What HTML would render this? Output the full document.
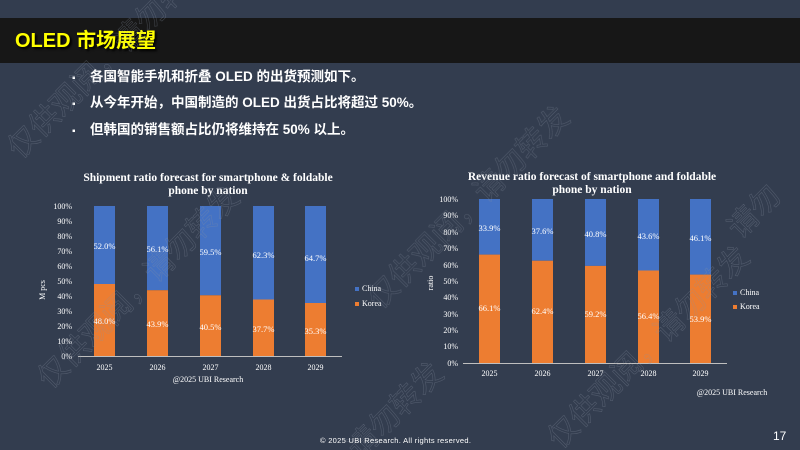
<!DOCTYPE html>
<html><head><meta charset="utf-8"><style>
html,body{margin:0;padding:0}
body{width:800px;height:450px;background:#333d4f;position:relative;overflow:hidden;font-family:"Liberation Sans","Noto Sans CJK SC",sans-serif}
.band{position:absolute;left:0;top:18px;width:800px;height:45px;background:#171717}
.title{position:absolute;left:15px;top:27px;font-size:20px;font-weight:bold;color:#ffff00;text-shadow:2px 2px 2px #000;line-height:28px}
.b{position:absolute;left:72px;font-size:13.5px;font-weight:bold;color:#fff;line-height:18px}
.b span{display:inline-block;width:18px;font-size:10px}
svg{position:absolute;left:0;top:0}
</style></head><body>
<div class="band"></div>
<div class="title">OLED 市场展望</div>
<div class="b" style="top:68px"><span>▪</span>各国智能手机和折叠 OLED 的出货预测如下。</div>
<div class="b" style="top:94px"><span>▪</span>从今年开始，中国制造的 OLED 出货占比将超过 50%。</div>
<div class="b" style="top:121px"><span>▪</span>但韩国的销售额占比仍将维持在 50% 以上。</div>
<svg width="800" height="450" viewBox="0 0 800 450" font-family="Liberation Serif, serif">
<g fill="#fff">
<text x="208" y="181" font-size="11.5" font-weight="bold" text-anchor="middle">Shipment ratio forecast for smartphone &amp; foldable</text>
<text x="208" y="194" font-size="11.5" font-weight="bold" text-anchor="middle">phone by nation</text>
<text x="592" y="180" font-size="11.5" font-weight="bold" text-anchor="middle">Revenue ratio forecast of smartphone and foldable</text>
<text x="592" y="193" font-size="11.5" font-weight="bold" text-anchor="middle">phone by nation</text>
</g>
<!-- chart 1 -->
<g font-size="8" fill="#fff" text-anchor="end">
<text x="72" y="209">100%</text><text x="72" y="224">90%</text><text x="72" y="239">80%</text><text x="72" y="254">70%</text><text x="72" y="269">60%</text><text x="72" y="284">50%</text><text x="72" y="299">40%</text><text x="72" y="314">30%</text><text x="72" y="329">20%</text><text x="72" y="344">10%</text><text x="72" y="359">0%</text>
</g>
<text transform="translate(45,290) rotate(-90)" font-size="8" fill="#fff" text-anchor="middle">M pcs</text>
<g>
<rect x="94" y="206" width="21" height="78" fill="#4472c4"/><rect x="94" y="284" width="21" height="72" fill="#ed7d31"/>
<rect x="147" y="206" width="21" height="84.2" fill="#4472c4"/><rect x="147" y="290.2" width="21" height="65.8" fill="#ed7d31"/>
<rect x="200" y="206" width="21" height="89.3" fill="#4472c4"/><rect x="200" y="295.3" width="21" height="60.7" fill="#ed7d31"/>
<rect x="253" y="206" width="21" height="93.5" fill="#4472c4"/><rect x="253" y="299.5" width="21" height="56.5" fill="#ed7d31"/>
<rect x="305" y="206" width="21" height="97" fill="#4472c4"/><rect x="305" y="303" width="21" height="53" fill="#ed7d31"/>
</g>
<line x1="78" y1="356.5" x2="342" y2="356.5" stroke="#bfbfbf" stroke-width="1"/>
<g font-size="8.5" fill="#fff" text-anchor="middle">
<text x="104.5" y="249">52.0%</text><text x="157.5" y="252">56.1%</text><text x="210.5" y="255">59.5%</text><text x="263.5" y="258">62.3%</text><text x="315.5" y="261">64.7%</text>
<text x="104.5" y="324">48.0%</text><text x="157.5" y="327">43.9%</text><text x="210.5" y="330">40.5%</text><text x="263.5" y="332">37.7%</text><text x="315.5" y="334">35.3%</text>
<text x="104.5" y="370" font-size="8">2025</text><text x="157.5" y="370" font-size="8">2026</text><text x="210.5" y="370" font-size="8">2027</text><text x="263.5" y="370" font-size="8">2028</text><text x="315.5" y="370" font-size="8">2029</text>
<text x="208" y="382" font-size="8">@2025 UBI Research</text>
</g>
<rect x="355" y="287" width="4" height="4" fill="#4472c4"/><text x="362" y="291" font-size="8" fill="#fff">China</text>
<rect x="355" y="302" width="4" height="4" fill="#ed7d31"/><text x="362" y="306" font-size="8" fill="#fff">Korea</text>
<!-- chart 2 -->
<g font-size="8" fill="#fff" text-anchor="end">
<text x="458" y="202">100%</text><text x="458" y="218">90%</text><text x="458" y="235">80%</text><text x="458" y="251">70%</text><text x="458" y="268">60%</text><text x="458" y="284">50%</text><text x="458" y="300">40%</text><text x="458" y="317">30%</text><text x="458" y="333">20%</text><text x="458" y="349">10%</text><text x="458" y="366">0%</text>
</g>
<text transform="translate(433,283) rotate(-90)" font-size="8" fill="#fff" text-anchor="middle">ratio</text>
<g>
<rect x="479" y="199" width="21" height="55.6" fill="#4472c4"/><rect x="479" y="254.6" width="21" height="108.4" fill="#ed7d31"/>
<rect x="532" y="199" width="21" height="61.7" fill="#4472c4"/><rect x="532" y="260.7" width="21" height="102.3" fill="#ed7d31"/>
<rect x="585" y="199" width="21" height="66.9" fill="#4472c4"/><rect x="585" y="265.9" width="21" height="97.1" fill="#ed7d31"/>
<rect x="638" y="199" width="21" height="71.5" fill="#4472c4"/><rect x="638" y="270.5" width="21" height="92.5" fill="#ed7d31"/>
<rect x="690" y="199" width="21" height="75.6" fill="#4472c4"/><rect x="690" y="274.6" width="21" height="88.4" fill="#ed7d31"/>
</g>
<line x1="463" y1="363.5" x2="727" y2="363.5" stroke="#bfbfbf" stroke-width="1"/>
<g font-size="8.5" fill="#fff" text-anchor="middle">
<text x="489.5" y="231">33.9%</text><text x="542.5" y="234">37.6%</text><text x="595.5" y="237">40.8%</text><text x="648.5" y="239">43.6%</text><text x="700.5" y="241">46.1%</text>
<text x="489.5" y="311">66.1%</text><text x="542.5" y="314">62.4%</text><text x="595.5" y="317">59.2%</text><text x="648.5" y="319">56.4%</text><text x="700.5" y="322">53.9%</text>
<text x="489.5" y="376" font-size="8">2025</text><text x="542.5" y="376" font-size="8">2026</text><text x="595.5" y="376" font-size="8">2027</text><text x="648.5" y="376" font-size="8">2028</text><text x="700.5" y="376" font-size="8">2029</text>
</g>
<text x="732" y="395" font-size="8" fill="#fff" text-anchor="middle">@2025 UBI Research</text>
<rect x="733" y="291" width="4" height="4" fill="#4472c4"/><text x="740" y="295" font-size="8" fill="#fff">China</text>
<rect x="733" y="305" width="4" height="4" fill="#ed7d31"/><text x="740" y="309" font-size="8" fill="#fff">Korea</text>
<!-- watermarks -->
<g font-family="Noto Sans CJK SC, sans-serif" font-size="30" fill="none" stroke="#8a93a3" stroke-width="0.6" opacity="0.35">
<text transform="translate(20,160) rotate(-45)">仅供观阅，请勿转发</text>
<text transform="translate(380,310) rotate(-45)">仅供观阅，请勿转发</text>
<text transform="translate(50,390) rotate(-45)">仅供观阅，请勿转发</text>
<text transform="translate(560,450) rotate(-45)">仅供观阅，请勿转发</text>
<text transform="translate(360,460) rotate(-45)">请勿转发</text>
<text transform="translate(740,240) rotate(-45)">请勿</text>
</g>
</svg>
<div style="position:absolute;left:320px;top:436px;font-size:7.5px;color:#fff;letter-spacing:0.3px">© 2025 UBI Research. All rights reserved.</div>
<div style="position:absolute;left:773px;top:429px;font-size:12px;color:#fff">17</div>
</body></html>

* * * *

WHAT IS NEEDED:
Copy out the listing exactly as it stands, but not the pictures.

OUTPUT OF THE EXERCISE:
What HTML would render this? Output the full document.
<!DOCTYPE html>
<html><head><meta charset="utf-8"><style>
html,body{margin:0;padding:0}
body{width:800px;height:450px;background:#333d4f;position:relative;overflow:hidden;font-family:"Liberation Sans","Noto Sans CJK SC",sans-serif}
.band{position:absolute;left:0;top:18px;width:800px;height:45px;background:#171717}
.title{position:absolute;left:15px;top:27px;font-size:20px;font-weight:bold;color:#ffff00;text-shadow:2px 2px 2px #000;line-height:28px}
.b{position:absolute;left:72px;font-size:13.5px;font-weight:bold;color:#fff;line-height:18px}
.b span{display:inline-block;width:18px;font-size:10px}
svg{position:absolute;left:0;top:0}
</style></head><body>
<div class="band"></div>
<div class="title">OLED 市场展望</div>
<div class="b" style="top:68px"><span>▪</span>各国智能手机和折叠 OLED 的出货预测如下。</div>
<div class="b" style="top:94px"><span>▪</span>从今年开始，中国制造的 OLED 出货占比将超过 50%。</div>
<div class="b" style="top:121px"><span>▪</span>但韩国的销售额占比仍将维持在 50% 以上。</div>
<svg width="800" height="450" viewBox="0 0 800 450" font-family="Liberation Serif, serif">
<g fill="#fff">
<text x="208" y="181" font-size="11.5" font-weight="bold" text-anchor="middle">Shipment ratio forecast for smartphone &amp; foldable</text>
<text x="208" y="194" font-size="11.5" font-weight="bold" text-anchor="middle">phone by nation</text>
<text x="592" y="180" font-size="11.5" font-weight="bold" text-anchor="middle">Revenue ratio forecast of smartphone and foldable</text>
<text x="592" y="193" font-size="11.5" font-weight="bold" text-anchor="middle">phone by nation</text>
</g>
<!-- chart 1 -->
<g font-size="8" fill="#fff" text-anchor="end">
<text x="72" y="209">100%</text><text x="72" y="224">90%</text><text x="72" y="239">80%</text><text x="72" y="254">70%</text><text x="72" y="269">60%</text><text x="72" y="284">50%</text><text x="72" y="299">40%</text><text x="72" y="314">30%</text><text x="72" y="329">20%</text><text x="72" y="344">10%</text><text x="72" y="359">0%</text>
</g>
<text transform="translate(45,290) rotate(-90)" font-size="8" fill="#fff" text-anchor="middle">M pcs</text>
<g>
<rect x="94" y="206" width="21" height="78" fill="#4472c4"/><rect x="94" y="284" width="21" height="72" fill="#ed7d31"/>
<rect x="147" y="206" width="21" height="84.2" fill="#4472c4"/><rect x="147" y="290.2" width="21" height="65.8" fill="#ed7d31"/>
<rect x="200" y="206" width="21" height="89.3" fill="#4472c4"/><rect x="200" y="295.3" width="21" height="60.7" fill="#ed7d31"/>
<rect x="253" y="206" width="21" height="93.5" fill="#4472c4"/><rect x="253" y="299.5" width="21" height="56.5" fill="#ed7d31"/>
<rect x="305" y="206" width="21" height="97" fill="#4472c4"/><rect x="305" y="303" width="21" height="53" fill="#ed7d31"/>
</g>
<line x1="78" y1="356.5" x2="342" y2="356.5" stroke="#bfbfbf" stroke-width="1"/>
<g font-size="8.5" fill="#fff" text-anchor="middle">
<text x="104.5" y="249">52.0%</text><text x="157.5" y="252">56.1%</text><text x="210.5" y="255">59.5%</text><text x="263.5" y="258">62.3%</text><text x="315.5" y="261">64.7%</text>
<text x="104.5" y="324">48.0%</text><text x="157.5" y="327">43.9%</text><text x="210.5" y="330">40.5%</text><text x="263.5" y="332">37.7%</text><text x="315.5" y="334">35.3%</text>
<text x="104.5" y="370" font-size="8">2025</text><text x="157.5" y="370" font-size="8">2026</text><text x="210.5" y="370" font-size="8">2027</text><text x="263.5" y="370" font-size="8">2028</text><text x="315.5" y="370" font-size="8">2029</text>
<text x="208" y="382" font-size="8">@2025 UBI Research</text>
</g>
<rect x="355" y="287" width="4" height="4" fill="#4472c4"/><text x="362" y="291" font-size="8" fill="#fff">China</text>
<rect x="355" y="302" width="4" height="4" fill="#ed7d31"/><text x="362" y="306" font-size="8" fill="#fff">Korea</text>
<!-- chart 2 -->
<g font-size="8" fill="#fff" text-anchor="end">
<text x="458" y="202">100%</text><text x="458" y="218">90%</text><text x="458" y="235">80%</text><text x="458" y="251">70%</text><text x="458" y="268">60%</text><text x="458" y="284">50%</text><text x="458" y="300">40%</text><text x="458" y="317">30%</text><text x="458" y="333">20%</text><text x="458" y="349">10%</text><text x="458" y="366">0%</text>
</g>
<text transform="translate(433,283) rotate(-90)" font-size="8" fill="#fff" text-anchor="middle">ratio</text>
<g>
<rect x="479" y="199" width="21" height="55.6" fill="#4472c4"/><rect x="479" y="254.6" width="21" height="108.4" fill="#ed7d31"/>
<rect x="532" y="199" width="21" height="61.7" fill="#4472c4"/><rect x="532" y="260.7" width="21" height="102.3" fill="#ed7d31"/>
<rect x="585" y="199" width="21" height="66.9" fill="#4472c4"/><rect x="585" y="265.9" width="21" height="97.1" fill="#ed7d31"/>
<rect x="638" y="199" width="21" height="71.5" fill="#4472c4"/><rect x="638" y="270.5" width="21" height="92.5" fill="#ed7d31"/>
<rect x="690" y="199" width="21" height="75.6" fill="#4472c4"/><rect x="690" y="274.6" width="21" height="88.4" fill="#ed7d31"/>
</g>
<line x1="463" y1="363.5" x2="727" y2="363.5" stroke="#bfbfbf" stroke-width="1"/>
<g font-size="8.5" fill="#fff" text-anchor="middle">
<text x="489.5" y="231">33.9%</text><text x="542.5" y="234">37.6%</text><text x="595.5" y="237">40.8%</text><text x="648.5" y="239">43.6%</text><text x="700.5" y="241">46.1%</text>
<text x="489.5" y="311">66.1%</text><text x="542.5" y="314">62.4%</text><text x="595.5" y="317">59.2%</text><text x="648.5" y="319">56.4%</text><text x="700.5" y="322">53.9%</text>
<text x="489.5" y="376" font-size="8">2025</text><text x="542.5" y="376" font-size="8">2026</text><text x="595.5" y="376" font-size="8">2027</text><text x="648.5" y="376" font-size="8">2028</text><text x="700.5" y="376" font-size="8">2029</text>
</g>
<text x="732" y="395" font-size="8" fill="#fff" text-anchor="middle">@2025 UBI Research</text>
<rect x="733" y="291" width="4" height="4" fill="#4472c4"/><text x="740" y="295" font-size="8" fill="#fff">China</text>
<rect x="733" y="305" width="4" height="4" fill="#ed7d31"/><text x="740" y="309" font-size="8" fill="#fff">Korea</text>
<!-- watermarks -->
<g font-family="Noto Sans CJK SC, sans-serif" font-size="30" fill="none" stroke="#8a93a3" stroke-width="0.6" opacity="0.35">
<text transform="translate(20,160) rotate(-45)">仅供观阅，请勿转发</text>
<text transform="translate(380,310) rotate(-45)">仅供观阅，请勿转发</text>
<text transform="translate(50,390) rotate(-45)">仅供观阅，请勿转发</text>
<text transform="translate(560,450) rotate(-45)">仅供观阅，请勿转发</text>
<text transform="translate(360,460) rotate(-45)">请勿转发</text>
<text transform="translate(740,240) rotate(-45)">请勿</text>
</g>
</svg>
<div style="position:absolute;left:320px;top:436px;font-size:7.5px;color:#fff;letter-spacing:0.3px">© 2025 UBI Research. All rights reserved.</div>
<div style="position:absolute;left:773px;top:429px;font-size:12px;color:#fff">17</div>
</body></html>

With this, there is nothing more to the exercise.